Problem: The scraper finishes without errors. But is the data correct? Did you accidentally scrape the wrong coordinates?

Solution: Built-in validation and visual QA.

import folium
import pandas as pd

def validate_scrape_results(df: pd.DataFrame) -> None:
    """Run automated validation checks."""
    
    print("\n📊 Validation Report")
    print("=" * 40)
    
    # Check 1: Expected row count
    total = len(df)
    print(f"Total records: {total:,}")
    
    if total < 1000:
        print("⚠️ WARNING: Unexpectedly low record count!")
    
    # Check 2: Null values
    null_pct = df.isnull().sum() / len(df) * 100
    for col, pct in null_pct.items():
        if pct > 5:
            print(f"⚠️ WARNING: {col} has {pct:.1f}% null values")
    
    # Check 3: Coordinate bounds
    if 'latitude' in df.columns:
        invalid_lat = ((df['latitude'] < -90) | (df['latitude'] > 90)).sum()
        if invalid_lat > 0:
            print(f"❌ ERROR: {invalid_lat} records with invalid latitude!")
    
    # Check 4: Sample per country
    country_counts = df.groupby('country').size()
    underpopulated = country_counts[country_counts < 10]
    if len(underpopulated) > 0:
        print(f"⚠️ WARNING: Countries with <10 records: {list(underpopulated.index)}")
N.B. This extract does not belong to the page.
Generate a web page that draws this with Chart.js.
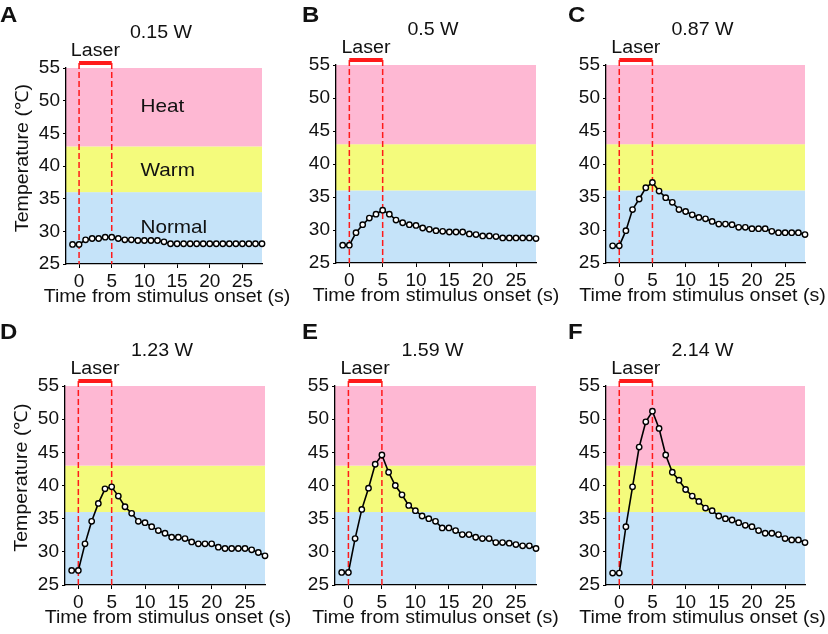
<!DOCTYPE html>
<html>
<head>
<meta charset="utf-8">
<script src="https://cdn.jsdelivr.net/npm/chart.js@4.4.1/dist/chart.umd.min.js"></script>
<style>
  html, body { margin: 0; padding: 0; background: #fff; }
  #wrap { position: relative; width: 828px; height: 634px; overflow: hidden; }
  #wrap canvas { position: absolute; }
</style>
</head>
<body>
<div id="wrap"></div>
<script>
// time points (s), one reading per second
const time = [-1, 0, 1, 2, 3, 4, 5, 6, 7, 8, 9, 10, 11, 12, 13, 14, 15, 16, 17, 18, 19, 20, 21, 22, 23, 24, 25, 26, 27, 28];

const tempA = [28.0, 28.0, 28.7, 28.9, 28.9, 29.1, 29.1, 28.9, 28.7, 28.7, 28.6, 28.6, 28.6, 28.6, 28.4, 28.1, 28.1, 28.1, 28.1, 28.1, 28.1, 28.1, 28.1, 28.1, 28.1, 28.1, 28.1, 28.1, 28.1, 28.1];
const tempB = [27.7, 27.7, 29.6, 30.8, 31.8, 32.4, 33.0, 32.4, 31.5, 31.1, 30.8, 30.7, 30.3, 30.1, 29.9, 29.8, 29.7, 29.7, 29.7, 29.4, 29.3, 29.1, 29.1, 29.0, 28.8, 28.8, 28.8, 28.8, 28.8, 28.7];
const tempC = [27.6, 27.6, 29.9, 33.1, 34.7, 36.4, 37.2, 35.9, 34.9, 34.2, 33.1, 32.8, 32.3, 31.9, 31.7, 31.3, 30.9, 30.9, 30.8, 30.4, 30.4, 30.2, 30.2, 30.2, 29.8, 29.6, 29.6, 29.6, 29.6, 29.3];
const tempD = [27.2, 27.2, 31.2, 34.6, 37.3, 39.5, 39.8, 38.4, 36.8, 35.8, 34.6, 34.4, 33.8, 33.2, 32.8, 32.2, 32.2, 32.0, 31.5, 31.2, 31.2, 31.2, 30.7, 30.5, 30.5, 30.5, 30.5, 30.3, 29.9, 29.4];
const tempE = [26.9, 26.9, 32.0, 36.4, 39.6, 43.2, 44.6, 42.0, 40.0, 38.6, 37.0, 36.2, 35.4, 35.0, 34.6, 33.6, 33.6, 33.2, 32.6, 32.6, 32.2, 32.0, 32.0, 31.4, 31.4, 31.3, 31.1, 30.9, 30.9, 30.5];
const tempF = [26.8, 26.8, 33.8, 39.8, 45.8, 49.6, 51.2, 48.6, 44.6, 42.0, 40.8, 39.4, 38.4, 37.6, 36.6, 36.2, 35.4, 35.0, 34.8, 34.4, 34.0, 33.8, 33.2, 32.8, 32.8, 32.6, 32.0, 31.8, 31.8, 31.4];

const panelLetters = ["A", "B", "C", "D", "E", "F"];
const powerLabels = ["0.15 W", "0.5 W", "0.87 W", "1.23 W", "1.59 W", "2.14 W"];
const xTicks = [0, 5, 10, 15, 20, 25];
const laserWindow = [0, 5];
const bandEdges = [25, 36, 43, 55];
const bandNames = ["Normal", "Warm", "Heat"];
const bandLabelTemps = [30.5, 39.2, 49.1];
const bandLabelTime = 9.4;

const series = [tempA, tempB, tempC, tempD, tempE, tempF];

// page geometry of each plot box [left, top, right, bottom]
const boxes = [
    { plot: [66, 68, 262, 264], letterX: 0, yTitle: true },
    { plot: [336, 65, 536, 263], letterX: 302, yTitle: false },
    { plot: [606, 65, 805, 263], letterX: 568, yTitle: false },
    { plot: [65, 386, 265, 585], letterX: 0, yTitle: true },
    { plot: [335, 386, 536, 585], letterX: 302, yTitle: false },
    { plot: [606, 386, 805, 585], letterX: 568, yTitle: false }
];

const bandColors = ["#c5e3f9", "#f4fb7c", "#feb8d3"];
const FONT = "'Liberation Sans', Arial, Helvetica, sans-serif";
const SX = 1.09;

function txt(ctx, s, x, y, font, align, rot) {
    ctx.save();
    ctx.translate(x, y);
    if (rot) ctx.rotate(rot);
    ctx.scale(SX, 1);
    ctx.font = font;
    ctx.fillStyle = "#111";
    ctx.textAlign = align || "center";
    ctx.textBaseline = "middle";
    ctx.fillText(s, 0, 0);
    ctx.restore();
}

function makeChart(i) {
    const col = i % 3, row = Math.floor(i / 3);
    const box = boxes[i];
    const cx = col * 270, cy = row * 316, cw = 300, ch = 318;
    const [pl, pt, pr, pb] = box.plot;

    const canvas = document.createElement("canvas");
    canvas.width = cw;
    canvas.height = ch;
    canvas.style.left = cx + "px";
    canvas.style.top = cy + "px";
    document.getElementById("wrap").appendChild(canvas);

    const decor = {
        id: "decor" + i,
        beforeDraw(chart) {
            const { ctx, chartArea: a, scales: { y } } = chart;
            ctx.save();
            for (let b = 0; b < bandNames.length; b++) {
                const top = y.getPixelForValue(bandEdges[b + 1]);
                const bot = y.getPixelForValue(bandEdges[b]);
                ctx.fillStyle = bandColors[b];
                ctx.fillRect(a.left, top, a.right - a.left, bot - top);
            }
            ctx.restore();
        },
        beforeDatasetsDraw(chart) {
            const { ctx, chartArea: a, scales: { x } } = chart;
            const barY = a.top - 5;
            ctx.save();
            ctx.strokeStyle = "#ff1a1a";
            ctx.lineWidth = 1.5;
            ctx.setLineDash([6, 3]);
            laserWindow.forEach(t => {
                const px = x.getPixelForValue(t);
                ctx.beginPath();
                ctx.moveTo(px, barY);
                ctx.lineTo(px, a.bottom);
                ctx.stroke();
            });
            ctx.setLineDash([]);
            // laser bar
            const x0 = x.getPixelForValue(laserWindow[0]);
            const x1 = x.getPixelForValue(laserWindow[1]);
            ctx.fillStyle = "#ff1a1a";
            ctx.fillRect(x0, barY - 2, x1 - x0, 4);
            ctx.restore();
        },
        afterDraw(chart) {
            const { ctx, chartArea: a, scales: { x, y } } = chart;
            const midX = (a.left + a.right) / 2;
            const lx = x.getPixelForValue((laserWindow[0] + laserWindow[1]) / 2);
            txt(ctx, "Laser", lx, a.top - 17, "18px " + FONT);
            txt(ctx, powerLabels[i], midX - 3, a.top - 35, "18px " + FONT);
            txt(ctx, panelLetters[i], box.letterX - cx, (row ? 332.5 : 15.5) - cy, "bold 22px " + FONT, "left");
            txt(ctx, "Time from stimulus onset (s)", midX + 3 - 3 * col, a.bottom + 33, "18px " + FONT);
            if (box.yTitle) {
                txt(ctx, "Temperature (\u2103)", a.left - 43, (a.top + a.bottom) / 2 - 8, "18px " + FONT, "center", -Math.PI / 2);
            }
            if (i === 0) {
                bandNames.forEach((name, b) => {
                    txt(ctx, name, x.getPixelForValue(bandLabelTime), y.getPixelForValue(bandLabelTemps[b]), "19px " + FONT, "left");
                });
            }
        }
    };

    return new Chart(canvas.getContext("2d"), {
        type: "line",
        data: {
            datasets: [{
                data: time.map((t, k) => ({ x: t, y: series[i][k] })),
                borderColor: "#000",
                borderWidth: 1.6,
                pointRadius: 2.7,
                pointBorderWidth: 1.4,
                pointBackgroundColor: "#fff",
                pointBorderColor: "#000",
                tension: 0,
                clip: false
            }]
        },
        options: {
            responsive: false,
            animation: false,
            devicePixelRatio: 1,
            layout: {
                padding: {
                    left: pl - cx - 32,
                    top: pt - cy,
                    right: cx + cw - pr,
                    bottom: cy + ch - pb - 24
                }
            },
            plugins: { legend: { display: false }, tooltip: { enabled: false } },
            scales: {
                x: {
                    type: "linear",
                    min: -2,
                    max: 28,
                    afterBuildTicks: s => { s.ticks = xTicks.map(v => ({ value: v })); },
                    afterFit: s => { s.height = 24; },
                    grid: { drawOnChartArea: false, drawTicks: true, tickLength: 4, color: "#000", lineWidth: 1 },
                    border: { color: "#000", width: 1.3 },
                    ticks: { font: { size: 19, family: FONT }, color: "#111", padding: 2, maxRotation: 0, autoSkip: false }
                },
                y: {
                    min: 25,
                    max: 55,
                    afterFit: s => { s.width = 32; },
                    grid: { drawOnChartArea: false, drawTicks: true, tickLength: 3, color: "#000", lineWidth: 1 },
                    border: { color: "#000", width: 1.3 },
                    ticks: { stepSize: 5, font: { size: 19, family: FONT }, color: "#111", padding: 3 }
                }
            }
        },
        plugins: [decor]
    });
}

for (let i = 0; i < 6; i++) makeChart(i);
</script>
</body>
</html>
def generate_qa_map(df: pd.DataFrame, output_path: str = "qa_map.html") -> None:
    """Generate interactive map for visual QA."""
    
    # Sample to prevent browser crash
    if len(df) > 5000:
        print(f"📍 Sampling 5000 points from {len(df):,} for map...")
        df = df.sample(n=5000, random_state=42)
    
    # Create map centered on mean coordinates
    m = folium.Map(
        location=[df['latitude'].mean(), df['longitude'].mean()],
        zoom_start=2
    )
    
    # Add points
    for _, row in df.iterrows():
        folium.CircleMarker(
            location=[row['latitude'], row['longitude']],
            radius=3,
            color='blue',
            fill=True
        ).add_to(m)
    
    m.save(output_path)
    print(f"🗺️ QA map saved to {output_path}")

Putting It All Together

def main():
    """Complete fault-tolerant scraping pipeline."""
    
    # Initialize
    limiter = AdaptiveRateLimiter(initial_delay=2.0)
    processed = get_processed_items(RAW_DATA_PATH)
    
    countries = ["USA", "UK", "Japan", "France", ...]  # 40+ countries
    
    for country in countries:
        # Skip completed
        if country in processed:
            continue
        
        # Rate limit
        limiter.wait()
        
        # Fetch with failover + backoff
        for attempt in range(MAX_RETRIES):
            endpoint = ENDPOINTS[attempt % len(ENDPOINTS)]
            
            try:
                data = fetch_country_data(country, endpoint)
                
                # Save immediately (checkpoint)
                save_results(data, RAW_DATA_PATH)
                
                limiter.on_success()
                break
                
            except RateLimitError:
                limiter.on_rate_limit()
                time.sleep(exponential_backoff(attempt))
                
            except TimeoutError:
                limiter.on_error()
                time.sleep(exponential_backoff(attempt))
    
    # Final validation
    df = pd.read_csv(RAW_DATA_PATH)
    validate_scrape_results(df)
    generate_qa_map(df)
    
    print("✅ Scrape complete!")

if __name__ == "__main__":
    main()

Key Takeaways

PatternProblem SolvedImplementation
Multiple EndpointsSingle point of failureattempt % len(endpoints)
Exponential BackoffRate limit spiralsdelay * 2^attempt + jitter
Checkpoint ResumeCrash recoverymode='a' + skip processed
Adaptive Rate LimitUnknown API limitsSuccess → speed up, 429 → slow down
Automated ValidationBad data qualityNull checks + visual QA map

Results from Production

Using these patterns on my library density project:

  • 80,000+ records scraped across 40+ countries
  • 4-5 endpoint failures gracefully handled via failover
  • Zero manual restarts required (checkpoint resume worked)
  • 100% data validation passed

The scraper ran overnight, encountered multiple 429s and timeouts, and still completed successfully. That’s the power of fault-tolerant design.


Remember: A scraper is only as good as its error handling. Plan for failure, and your code will thrive.